Sunday, June 12, 2011

S 1159 Introduced – Cybersecurity Workforce

Last week Sen. Gillibrand (D, NY) introduced S 1159, the Cyberspace Warriors Act of 2011. As the name would suggest, this bill addresses cybersecurity personnel issues in the Department of Defense. Increasing the size of the cyber security workforce in the Active, Reserve, and civilian components of the Defense Department will have inevitable short term and long term effects on the cybersecurity workforce working on industrial control system issues.

Cyber Security Workforce Study

This bill would require the Secretary of Defense to hire an outside entity to review the cybersecurity workforce situation in DOD, specifically concentrating the recruitment, retention and development of ‘cyberspace experts’. An important component of the study would be the production of a “statement of capabilities and number of cyberspace operations personnel required to meet the defensive and offensive cyberspace operation requirements of the Department of Defense” {§2(b)(2)(A)}.

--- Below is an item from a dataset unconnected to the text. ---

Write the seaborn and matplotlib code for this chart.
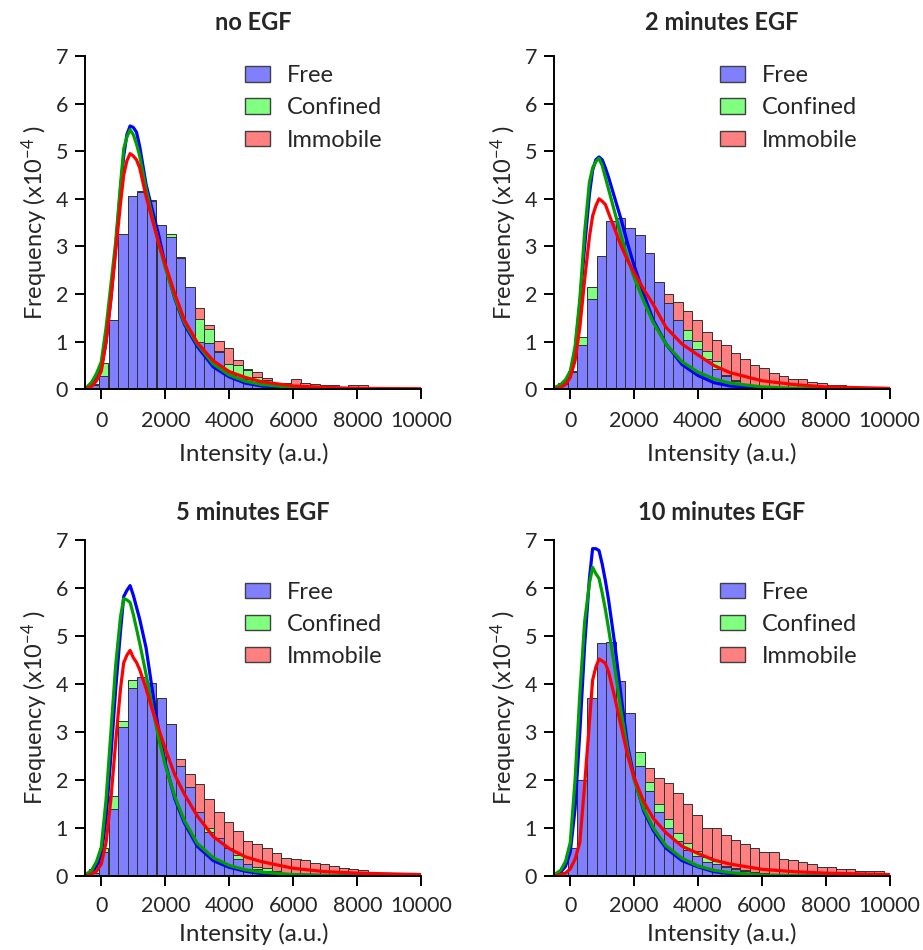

Along with the statement of personnel requirements for DOD’s cybersecurity workforce the study would be required to assess “the sufficiency of the numbers and types of personnel available for cyberspace operations, including an assessment of the balance of military personnel, Department of Defense civilian employees, and contractor positions” {§2(b)(2)(B)}.

The study would also look at the variety of “recruiting, training, and affiliation mechanisms” the Department could use “to address challenges to recruitment, retention, and training” {§2(b)(2)(D)} along with the identification of the types of incentives that DOD could use to overcome those challenges.

Finally, the study would look at the “legal, policy, or administrative impediments to attracting and retaining cyberspace operations personnel” {§2(b)(2)(F)} and propose “for legislative or policy changes necessary to increase the availability of cyberspace operations personnel” {§2(b)(2)(G)}.

Potential Effects on ICS Security

Not addressed in the current language of this bill would be the potential effects on the civilian cybersecurity situation caused by this increase in cybersecurity staffing at DOD. In the short term one would expect, because of the general shortage of cyber security personnel, particularly in the industrial control system realm, that any increase in the recruitment of personnel with current expertise for the DOD program would have a negative effect on the availability of personnel for civilian cybersecurity work.

Over the longer term, as DOD training and incentives for college training of cyber security increased, the overall size of the cybersecurity workforce would be expected to increase. Since military personnel with high-value skill sets have relatively low retention rates due to compensation (both base pay and bonuses) limits imposed by Congress, there would be an expected long-term increase in the availability of experienced cybersecurity personnel in the civilian sector.

It would be interesting to see if this study identifies industrial control system security as one of the specific skill sets necessary for the DOD cybersecurity program. I would expect that any offensive cyber operations would need the capability to affect industrial control systems of various sorts. Defensive cyber operations conducted by DOD could also require protection of a variety of industrial control systems.

I would expect that there would be much more focus on information technology systems, but this study could have a long-term effect on the industrial control system security personnel situation.